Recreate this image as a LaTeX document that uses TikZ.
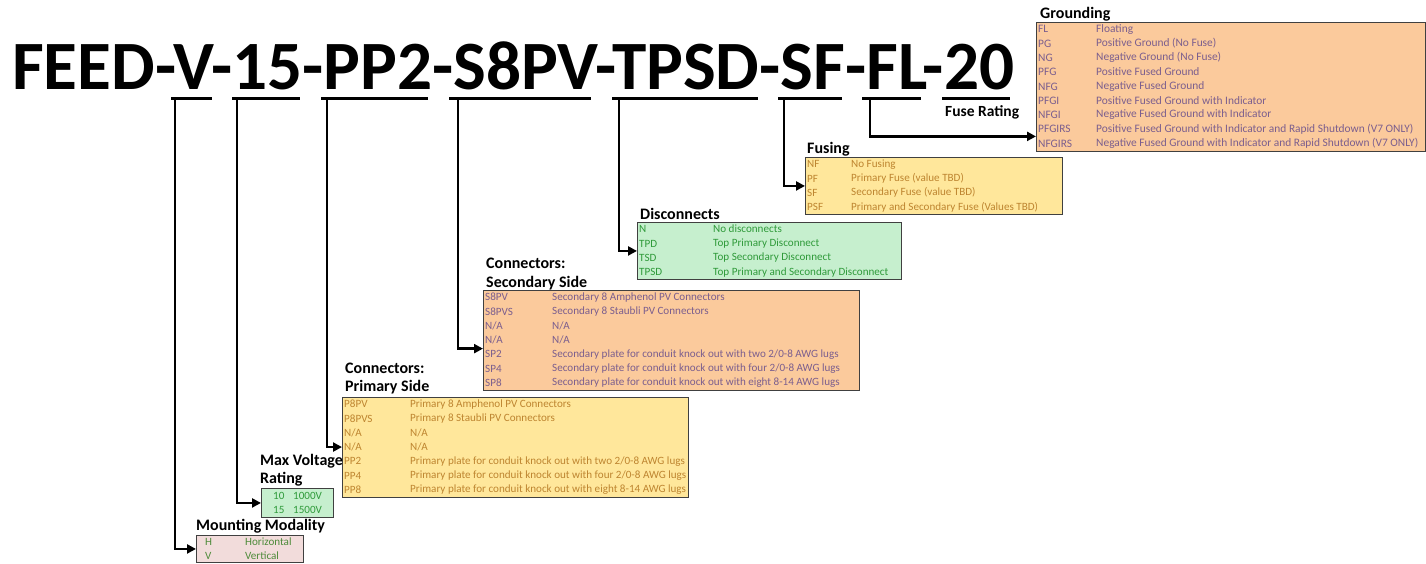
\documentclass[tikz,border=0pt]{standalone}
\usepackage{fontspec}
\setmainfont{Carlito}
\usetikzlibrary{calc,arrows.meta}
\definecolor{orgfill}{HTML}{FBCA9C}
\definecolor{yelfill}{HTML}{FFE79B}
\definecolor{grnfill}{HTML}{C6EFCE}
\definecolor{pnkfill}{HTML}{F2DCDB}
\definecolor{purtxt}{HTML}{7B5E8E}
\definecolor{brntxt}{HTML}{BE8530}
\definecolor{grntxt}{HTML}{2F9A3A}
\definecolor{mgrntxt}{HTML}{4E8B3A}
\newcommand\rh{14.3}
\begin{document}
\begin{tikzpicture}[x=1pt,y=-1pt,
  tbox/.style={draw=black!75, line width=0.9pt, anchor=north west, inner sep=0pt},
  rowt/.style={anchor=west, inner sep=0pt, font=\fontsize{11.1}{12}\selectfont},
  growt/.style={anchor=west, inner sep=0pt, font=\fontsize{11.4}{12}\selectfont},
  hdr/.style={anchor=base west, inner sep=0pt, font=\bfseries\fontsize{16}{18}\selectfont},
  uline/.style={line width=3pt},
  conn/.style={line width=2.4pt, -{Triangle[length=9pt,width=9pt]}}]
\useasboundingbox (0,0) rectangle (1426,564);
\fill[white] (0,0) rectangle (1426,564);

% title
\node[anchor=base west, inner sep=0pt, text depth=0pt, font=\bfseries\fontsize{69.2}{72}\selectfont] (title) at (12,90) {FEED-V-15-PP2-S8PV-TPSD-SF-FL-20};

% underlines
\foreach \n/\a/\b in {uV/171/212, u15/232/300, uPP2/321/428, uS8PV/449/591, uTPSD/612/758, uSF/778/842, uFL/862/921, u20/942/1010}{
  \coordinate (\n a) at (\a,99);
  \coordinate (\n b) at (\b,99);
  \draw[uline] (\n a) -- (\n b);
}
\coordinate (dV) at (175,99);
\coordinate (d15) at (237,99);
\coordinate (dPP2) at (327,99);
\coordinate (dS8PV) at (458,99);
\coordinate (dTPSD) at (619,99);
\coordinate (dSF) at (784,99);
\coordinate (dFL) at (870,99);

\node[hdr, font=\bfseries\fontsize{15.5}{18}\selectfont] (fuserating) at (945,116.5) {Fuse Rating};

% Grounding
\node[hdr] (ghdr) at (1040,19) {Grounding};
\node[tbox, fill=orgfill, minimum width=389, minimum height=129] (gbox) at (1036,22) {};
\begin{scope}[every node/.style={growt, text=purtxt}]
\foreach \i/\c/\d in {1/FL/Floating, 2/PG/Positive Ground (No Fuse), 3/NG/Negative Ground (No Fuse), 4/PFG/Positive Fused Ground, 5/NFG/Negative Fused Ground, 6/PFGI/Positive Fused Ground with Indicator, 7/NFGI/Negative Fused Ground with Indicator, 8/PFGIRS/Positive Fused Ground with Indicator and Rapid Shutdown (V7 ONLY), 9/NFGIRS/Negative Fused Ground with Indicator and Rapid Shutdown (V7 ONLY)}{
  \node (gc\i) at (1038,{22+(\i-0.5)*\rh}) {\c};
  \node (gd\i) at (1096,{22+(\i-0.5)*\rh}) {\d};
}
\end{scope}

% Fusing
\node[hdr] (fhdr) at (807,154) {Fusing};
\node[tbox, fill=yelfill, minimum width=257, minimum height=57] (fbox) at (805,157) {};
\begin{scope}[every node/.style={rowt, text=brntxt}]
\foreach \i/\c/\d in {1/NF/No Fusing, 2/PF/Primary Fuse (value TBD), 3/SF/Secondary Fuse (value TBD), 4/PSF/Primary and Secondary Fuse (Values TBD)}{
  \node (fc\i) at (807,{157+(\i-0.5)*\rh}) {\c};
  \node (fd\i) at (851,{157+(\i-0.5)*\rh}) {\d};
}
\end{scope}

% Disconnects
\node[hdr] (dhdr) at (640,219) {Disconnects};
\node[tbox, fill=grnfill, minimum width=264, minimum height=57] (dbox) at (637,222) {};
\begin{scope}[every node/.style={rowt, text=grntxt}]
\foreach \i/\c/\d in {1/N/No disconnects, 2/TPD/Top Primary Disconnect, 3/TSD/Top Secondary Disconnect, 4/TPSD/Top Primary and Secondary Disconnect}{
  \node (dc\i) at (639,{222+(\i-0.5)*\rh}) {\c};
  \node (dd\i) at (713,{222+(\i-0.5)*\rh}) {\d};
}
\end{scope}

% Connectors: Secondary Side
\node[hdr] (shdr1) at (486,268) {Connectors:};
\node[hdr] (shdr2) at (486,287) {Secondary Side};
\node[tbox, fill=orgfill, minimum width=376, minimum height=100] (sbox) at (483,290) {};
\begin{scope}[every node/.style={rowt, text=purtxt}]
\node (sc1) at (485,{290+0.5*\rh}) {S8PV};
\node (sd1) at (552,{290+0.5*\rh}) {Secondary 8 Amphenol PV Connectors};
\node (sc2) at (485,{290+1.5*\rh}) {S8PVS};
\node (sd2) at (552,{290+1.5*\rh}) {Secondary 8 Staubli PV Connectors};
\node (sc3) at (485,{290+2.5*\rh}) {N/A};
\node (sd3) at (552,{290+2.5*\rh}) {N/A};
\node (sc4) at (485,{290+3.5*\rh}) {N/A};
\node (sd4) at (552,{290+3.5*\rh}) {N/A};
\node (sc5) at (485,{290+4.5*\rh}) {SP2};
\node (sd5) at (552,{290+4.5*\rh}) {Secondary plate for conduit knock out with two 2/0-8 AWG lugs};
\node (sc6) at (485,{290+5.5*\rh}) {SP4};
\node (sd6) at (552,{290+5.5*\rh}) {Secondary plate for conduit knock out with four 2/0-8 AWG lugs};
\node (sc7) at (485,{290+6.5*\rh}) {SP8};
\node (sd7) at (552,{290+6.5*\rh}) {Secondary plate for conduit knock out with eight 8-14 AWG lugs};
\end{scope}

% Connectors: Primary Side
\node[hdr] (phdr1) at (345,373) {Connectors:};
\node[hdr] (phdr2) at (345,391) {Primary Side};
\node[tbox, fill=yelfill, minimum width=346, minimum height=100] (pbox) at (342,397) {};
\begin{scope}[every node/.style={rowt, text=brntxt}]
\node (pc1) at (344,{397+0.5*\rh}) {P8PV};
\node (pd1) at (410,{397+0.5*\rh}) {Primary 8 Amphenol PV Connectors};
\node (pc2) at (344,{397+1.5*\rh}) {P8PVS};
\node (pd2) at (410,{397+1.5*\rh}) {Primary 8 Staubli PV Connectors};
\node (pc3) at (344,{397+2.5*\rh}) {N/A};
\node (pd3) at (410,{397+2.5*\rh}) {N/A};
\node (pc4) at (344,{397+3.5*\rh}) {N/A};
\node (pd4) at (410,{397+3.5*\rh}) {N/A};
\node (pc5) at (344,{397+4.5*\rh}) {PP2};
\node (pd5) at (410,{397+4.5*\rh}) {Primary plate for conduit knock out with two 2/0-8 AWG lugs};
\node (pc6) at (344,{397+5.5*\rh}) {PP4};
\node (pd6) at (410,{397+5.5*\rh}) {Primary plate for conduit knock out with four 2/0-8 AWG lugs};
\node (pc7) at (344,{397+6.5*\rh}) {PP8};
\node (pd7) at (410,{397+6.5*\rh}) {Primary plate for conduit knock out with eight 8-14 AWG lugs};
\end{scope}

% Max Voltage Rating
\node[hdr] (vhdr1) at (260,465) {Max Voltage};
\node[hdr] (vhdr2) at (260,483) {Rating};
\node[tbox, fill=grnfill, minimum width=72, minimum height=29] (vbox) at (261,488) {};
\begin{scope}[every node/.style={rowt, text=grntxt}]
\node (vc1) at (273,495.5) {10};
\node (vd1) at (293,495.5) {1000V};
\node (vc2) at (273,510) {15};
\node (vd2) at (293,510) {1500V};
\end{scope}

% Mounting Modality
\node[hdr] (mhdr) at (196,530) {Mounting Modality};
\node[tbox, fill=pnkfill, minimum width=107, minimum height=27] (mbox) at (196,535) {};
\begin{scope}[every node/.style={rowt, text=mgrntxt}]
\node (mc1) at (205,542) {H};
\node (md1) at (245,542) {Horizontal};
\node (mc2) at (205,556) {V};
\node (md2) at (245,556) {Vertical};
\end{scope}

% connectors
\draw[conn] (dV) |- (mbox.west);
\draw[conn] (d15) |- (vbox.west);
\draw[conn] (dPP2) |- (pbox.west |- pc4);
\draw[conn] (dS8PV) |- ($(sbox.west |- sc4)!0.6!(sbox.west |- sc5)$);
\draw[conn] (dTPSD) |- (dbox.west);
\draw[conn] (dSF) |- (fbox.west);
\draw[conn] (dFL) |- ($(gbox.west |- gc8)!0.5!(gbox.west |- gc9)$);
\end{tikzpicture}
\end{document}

------------------------------------

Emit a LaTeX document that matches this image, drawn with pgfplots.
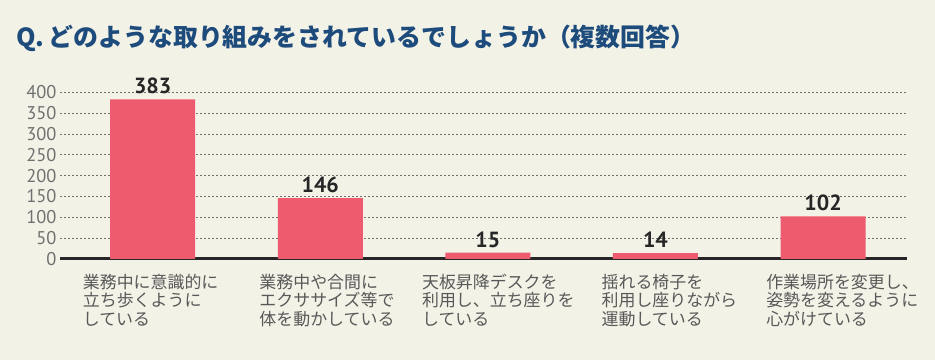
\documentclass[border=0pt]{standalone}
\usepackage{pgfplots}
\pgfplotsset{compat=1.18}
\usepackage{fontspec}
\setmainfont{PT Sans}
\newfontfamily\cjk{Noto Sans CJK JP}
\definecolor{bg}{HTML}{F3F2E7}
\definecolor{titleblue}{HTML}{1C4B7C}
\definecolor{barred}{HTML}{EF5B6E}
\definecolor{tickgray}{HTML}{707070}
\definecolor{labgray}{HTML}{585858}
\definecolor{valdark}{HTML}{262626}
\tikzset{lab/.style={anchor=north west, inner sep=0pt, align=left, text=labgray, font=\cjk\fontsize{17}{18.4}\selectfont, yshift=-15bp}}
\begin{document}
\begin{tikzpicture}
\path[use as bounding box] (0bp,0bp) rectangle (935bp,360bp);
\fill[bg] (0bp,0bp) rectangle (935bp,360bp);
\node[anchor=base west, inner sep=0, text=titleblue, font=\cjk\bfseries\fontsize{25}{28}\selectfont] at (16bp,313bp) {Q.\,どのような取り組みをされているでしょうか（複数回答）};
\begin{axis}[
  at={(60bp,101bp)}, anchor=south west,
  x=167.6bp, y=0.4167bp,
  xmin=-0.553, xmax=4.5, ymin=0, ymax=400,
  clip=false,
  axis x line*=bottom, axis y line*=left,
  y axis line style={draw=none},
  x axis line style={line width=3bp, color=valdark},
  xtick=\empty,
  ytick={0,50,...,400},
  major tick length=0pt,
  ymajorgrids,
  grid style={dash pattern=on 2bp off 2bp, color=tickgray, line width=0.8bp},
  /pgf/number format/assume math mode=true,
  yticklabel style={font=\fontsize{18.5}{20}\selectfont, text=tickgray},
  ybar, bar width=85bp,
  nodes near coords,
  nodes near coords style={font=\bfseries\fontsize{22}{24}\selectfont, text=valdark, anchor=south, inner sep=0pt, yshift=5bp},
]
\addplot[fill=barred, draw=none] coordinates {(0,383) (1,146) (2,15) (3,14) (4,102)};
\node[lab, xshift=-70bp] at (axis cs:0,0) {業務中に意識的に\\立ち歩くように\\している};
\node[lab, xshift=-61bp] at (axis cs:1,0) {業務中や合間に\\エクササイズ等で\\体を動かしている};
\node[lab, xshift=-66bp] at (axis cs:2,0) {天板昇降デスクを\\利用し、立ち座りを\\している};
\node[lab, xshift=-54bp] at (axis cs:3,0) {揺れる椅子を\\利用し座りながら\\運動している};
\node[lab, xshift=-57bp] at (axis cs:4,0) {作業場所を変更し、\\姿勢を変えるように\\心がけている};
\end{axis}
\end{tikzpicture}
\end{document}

------------------------------------

List every line above that holds the word "image".

• Response to the exercise
Recreate this image as a LaTeX document that uses TikZ.
Emit a LaTeX document that matches this image, drawn with pgfplots.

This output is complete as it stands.